Leave out any pictures and transcribe all other data below exactly.

==================================================

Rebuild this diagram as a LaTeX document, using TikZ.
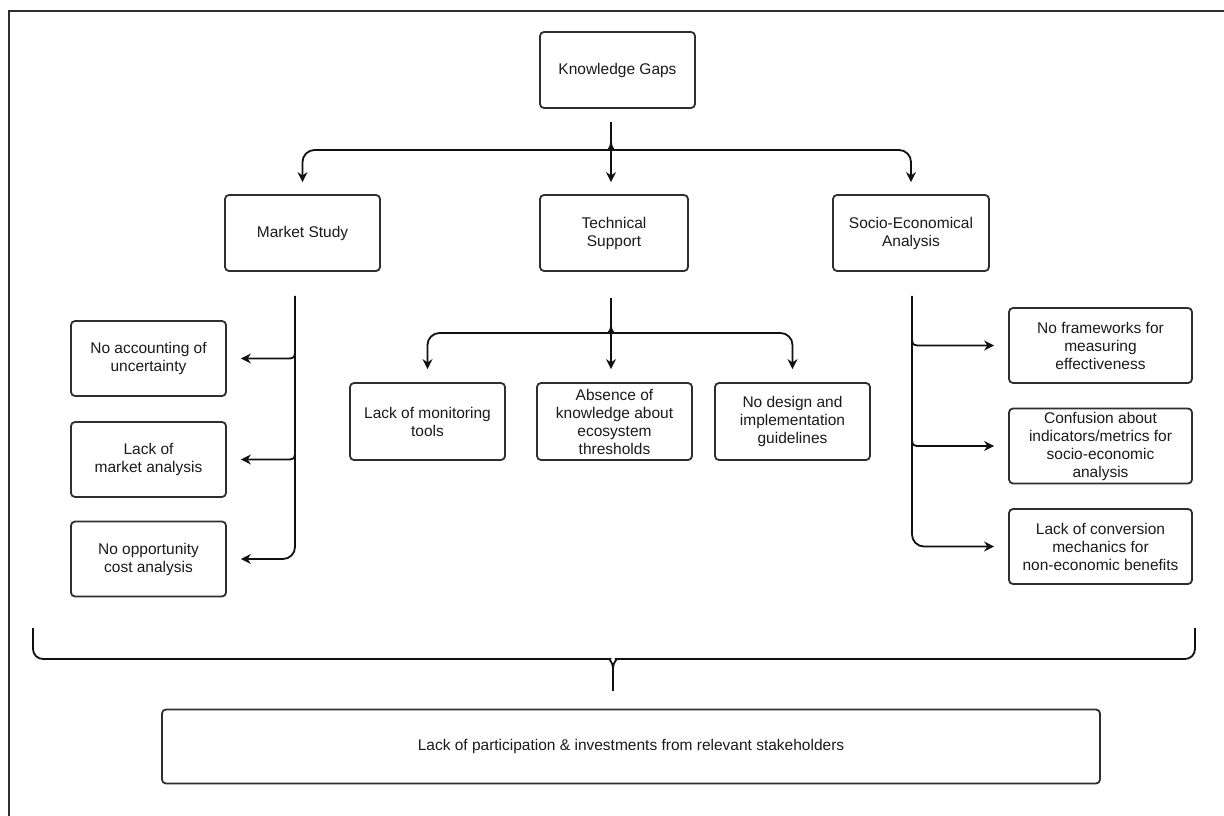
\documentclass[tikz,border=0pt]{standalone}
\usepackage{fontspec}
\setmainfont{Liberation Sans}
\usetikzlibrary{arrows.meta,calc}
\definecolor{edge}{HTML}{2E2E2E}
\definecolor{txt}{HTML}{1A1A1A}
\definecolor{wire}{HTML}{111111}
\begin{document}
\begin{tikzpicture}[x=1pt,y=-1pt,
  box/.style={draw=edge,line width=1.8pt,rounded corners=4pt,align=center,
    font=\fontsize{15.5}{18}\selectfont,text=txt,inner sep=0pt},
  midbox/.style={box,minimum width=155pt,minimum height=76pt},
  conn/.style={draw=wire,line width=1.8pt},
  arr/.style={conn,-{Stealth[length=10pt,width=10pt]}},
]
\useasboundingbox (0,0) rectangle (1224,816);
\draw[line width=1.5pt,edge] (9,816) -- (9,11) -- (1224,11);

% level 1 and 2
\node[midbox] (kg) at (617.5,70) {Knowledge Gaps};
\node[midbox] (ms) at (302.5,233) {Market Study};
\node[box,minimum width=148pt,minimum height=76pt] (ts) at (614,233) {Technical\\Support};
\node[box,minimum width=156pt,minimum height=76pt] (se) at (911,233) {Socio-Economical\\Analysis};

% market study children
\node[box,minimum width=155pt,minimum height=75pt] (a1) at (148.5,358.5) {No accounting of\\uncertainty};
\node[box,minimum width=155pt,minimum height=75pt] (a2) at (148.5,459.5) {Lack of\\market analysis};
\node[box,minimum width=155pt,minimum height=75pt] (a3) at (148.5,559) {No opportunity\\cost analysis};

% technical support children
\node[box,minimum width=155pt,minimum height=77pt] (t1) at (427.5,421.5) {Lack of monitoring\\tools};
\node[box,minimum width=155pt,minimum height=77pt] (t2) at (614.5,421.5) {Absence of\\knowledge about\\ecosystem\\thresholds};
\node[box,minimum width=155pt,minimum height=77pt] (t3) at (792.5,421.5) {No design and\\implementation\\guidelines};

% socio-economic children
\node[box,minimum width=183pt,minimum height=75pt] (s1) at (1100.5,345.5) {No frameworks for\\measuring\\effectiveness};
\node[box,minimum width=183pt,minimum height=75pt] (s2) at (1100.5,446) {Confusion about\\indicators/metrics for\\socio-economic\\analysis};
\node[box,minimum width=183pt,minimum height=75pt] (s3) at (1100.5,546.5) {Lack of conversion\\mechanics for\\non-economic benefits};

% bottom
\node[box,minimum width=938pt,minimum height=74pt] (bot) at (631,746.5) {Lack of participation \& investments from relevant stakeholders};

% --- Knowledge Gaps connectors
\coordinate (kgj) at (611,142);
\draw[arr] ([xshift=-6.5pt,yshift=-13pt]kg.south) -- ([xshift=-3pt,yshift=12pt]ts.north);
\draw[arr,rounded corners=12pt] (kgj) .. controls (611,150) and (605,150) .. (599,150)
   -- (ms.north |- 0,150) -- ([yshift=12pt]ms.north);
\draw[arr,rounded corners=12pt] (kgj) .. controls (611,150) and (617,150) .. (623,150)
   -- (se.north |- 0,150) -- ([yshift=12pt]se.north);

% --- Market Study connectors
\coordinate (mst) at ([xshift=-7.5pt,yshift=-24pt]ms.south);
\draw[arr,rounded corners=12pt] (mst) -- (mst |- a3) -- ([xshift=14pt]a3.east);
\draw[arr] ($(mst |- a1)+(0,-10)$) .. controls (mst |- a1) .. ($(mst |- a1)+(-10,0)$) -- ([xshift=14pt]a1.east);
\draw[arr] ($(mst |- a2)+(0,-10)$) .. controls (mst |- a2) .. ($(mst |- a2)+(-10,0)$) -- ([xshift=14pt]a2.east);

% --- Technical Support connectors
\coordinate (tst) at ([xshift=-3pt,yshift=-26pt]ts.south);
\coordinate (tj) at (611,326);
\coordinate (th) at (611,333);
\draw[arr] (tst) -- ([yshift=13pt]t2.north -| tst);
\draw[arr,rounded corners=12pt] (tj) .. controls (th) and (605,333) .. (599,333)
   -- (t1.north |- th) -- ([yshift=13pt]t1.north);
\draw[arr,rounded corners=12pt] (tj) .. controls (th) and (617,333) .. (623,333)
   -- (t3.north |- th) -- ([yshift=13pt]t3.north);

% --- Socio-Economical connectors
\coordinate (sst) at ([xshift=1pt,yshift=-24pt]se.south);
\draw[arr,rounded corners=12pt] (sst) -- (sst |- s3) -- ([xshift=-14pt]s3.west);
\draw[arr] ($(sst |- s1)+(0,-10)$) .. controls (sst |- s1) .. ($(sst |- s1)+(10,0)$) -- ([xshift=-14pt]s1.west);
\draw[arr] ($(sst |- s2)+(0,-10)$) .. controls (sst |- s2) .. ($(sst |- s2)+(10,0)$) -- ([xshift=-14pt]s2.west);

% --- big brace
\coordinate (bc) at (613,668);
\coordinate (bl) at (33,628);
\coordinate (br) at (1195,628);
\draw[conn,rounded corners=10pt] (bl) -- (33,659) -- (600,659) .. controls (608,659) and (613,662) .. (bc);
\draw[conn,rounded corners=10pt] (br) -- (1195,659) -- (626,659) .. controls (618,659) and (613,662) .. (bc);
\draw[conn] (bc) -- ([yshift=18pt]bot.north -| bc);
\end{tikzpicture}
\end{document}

==================================================

** Solved problem **
Rebuild this diagram as a LaTeX document, using TikZ.
\documentclass[tikz,border=0pt]{standalone}
\usepackage{fontspec}
\setmainfont{Liberation Sans}
\usetikzlibrary{arrows.meta,calc}
\definecolor{edge}{HTML}{2E2E2E}
\definecolor{txt}{HTML}{1A1A1A}
\definecolor{wire}{HTML}{111111}
\begin{document}
\begin{tikzpicture}[x=1pt,y=-1pt,
  box/.style={draw=edge,line width=1.8pt,rounded corners=4pt,align=center,
    font=\fontsize{15.5}{18}\selectfont,text=txt,inner sep=0pt},
  midbox/.style={box,minimum width=155pt,minimum height=76pt},
  conn/.style={draw=wire,line width=1.8pt},
  arr/.style={conn,-{Stealth[length=10pt,width=10pt]}},
]
\useasboundingbox (0,0) rectangle (1224,816);
\draw[line width=1.5pt,edge] (9,816) -- (9,11) -- (1224,11);

% level 1 and 2
\node[midbox] (kg) at (617.5,70) {Knowledge Gaps};
\node[midbox] (ms) at (302.5,233) {Market Study};
\node[box,minimum width=148pt,minimum height=76pt] (ts) at (614,233) {Technical\\Support};
\node[box,minimum width=156pt,minimum height=76pt] (se) at (911,233) {Socio-Economical\\Analysis};

% market study children
\node[box,minimum width=155pt,minimum height=75pt] (a1) at (148.5,358.5) {No accounting of\\uncertainty};
\node[box,minimum width=155pt,minimum height=75pt] (a2) at (148.5,459.5) {Lack of\\market analysis};
\node[box,minimum width=155pt,minimum height=75pt] (a3) at (148.5,559) {No opportunity\\cost analysis};

% technical support children
\node[box,minimum width=155pt,minimum height=77pt] (t1) at (427.5,421.5) {Lack of monitoring\\tools};
\node[box,minimum width=155pt,minimum height=77pt] (t2) at (614.5,421.5) {Absence of\\knowledge about\\ecosystem\\thresholds};
\node[box,minimum width=155pt,minimum height=77pt] (t3) at (792.5,421.5) {No design and\\implementation\\guidelines};

% socio-economic children
\node[box,minimum width=183pt,minimum height=75pt] (s1) at (1100.5,345.5) {No frameworks for\\measuring\\effectiveness};
\node[box,minimum width=183pt,minimum height=75pt] (s2) at (1100.5,446) {Confusion about\\indicators/metrics for\\socio-economic\\analysis};
\node[box,minimum width=183pt,minimum height=75pt] (s3) at (1100.5,546.5) {Lack of conversion\\mechanics for\\non-economic benefits};

% bottom
\node[box,minimum width=938pt,minimum height=74pt] (bot) at (631,746.5) {Lack of participation \& investments from relevant stakeholders};

% --- Knowledge Gaps connectors
\coordinate (kgj) at (611,142);
\draw[arr] ([xshift=-6.5pt,yshift=-13pt]kg.south) -- ([xshift=-3pt,yshift=12pt]ts.north);
\draw[arr,rounded corners=12pt] (kgj) .. controls (611,150) and (605,150) .. (599,150)
   -- (ms.north |- 0,150) -- ([yshift=12pt]ms.north);
\draw[arr,rounded corners=12pt] (kgj) .. controls (611,150) and (617,150) .. (623,150)
   -- (se.north |- 0,150) -- ([yshift=12pt]se.north);

% --- Market Study connectors
\coordinate (mst) at ([xshift=-7.5pt,yshift=-24pt]ms.south);
\draw[arr,rounded corners=12pt] (mst) -- (mst |- a3) -- ([xshift=14pt]a3.east);
\draw[arr] ($(mst |- a1)+(0,-10)$) .. controls (mst |- a1) .. ($(mst |- a1)+(-10,0)$) -- ([xshift=14pt]a1.east);
\draw[arr] ($(mst |- a2)+(0,-10)$) .. controls (mst |- a2) .. ($(mst |- a2)+(-10,0)$) -- ([xshift=14pt]a2.east);

% --- Technical Support connectors
\coordinate (tst) at ([xshift=-3pt,yshift=-26pt]ts.south);
\coordinate (tj) at (611,326);
\coordinate (th) at (611,333);
\draw[arr] (tst) -- ([yshift=13pt]t2.north -| tst);
\draw[arr,rounded corners=12pt] (tj) .. controls (th) and (605,333) .. (599,333)
   -- (t1.north |- th) -- ([yshift=13pt]t1.north);
\draw[arr,rounded corners=12pt] (tj) .. controls (th) and (617,333) .. (623,333)
   -- (t3.north |- th) -- ([yshift=13pt]t3.north);

% --- Socio-Economical connectors
\coordinate (sst) at ([xshift=1pt,yshift=-24pt]se.south);
\draw[arr,rounded corners=12pt] (sst) -- (sst |- s3) -- ([xshift=-14pt]s3.west);
\draw[arr] ($(sst |- s1)+(0,-10)$) .. controls (sst |- s1) .. ($(sst |- s1)+(10,0)$) -- ([xshift=-14pt]s1.west);
\draw[arr] ($(sst |- s2)+(0,-10)$) .. controls (sst |- s2) .. ($(sst |- s2)+(10,0)$) -- ([xshift=-14pt]s2.west);

% --- big brace
\coordinate (bc) at (613,668);
\coordinate (bl) at (33,628);
\coordinate (br) at (1195,628);
\draw[conn,rounded corners=10pt] (bl) -- (33,659) -- (600,659) .. controls (608,659) and (613,662) .. (bc);
\draw[conn,rounded corners=10pt] (br) -- (1195,659) -- (626,659) .. controls (618,659) and (613,662) .. (bc);
\draw[conn] (bc) -- ([yshift=18pt]bot.north -| bc);
\end{tikzpicture}
\end{document}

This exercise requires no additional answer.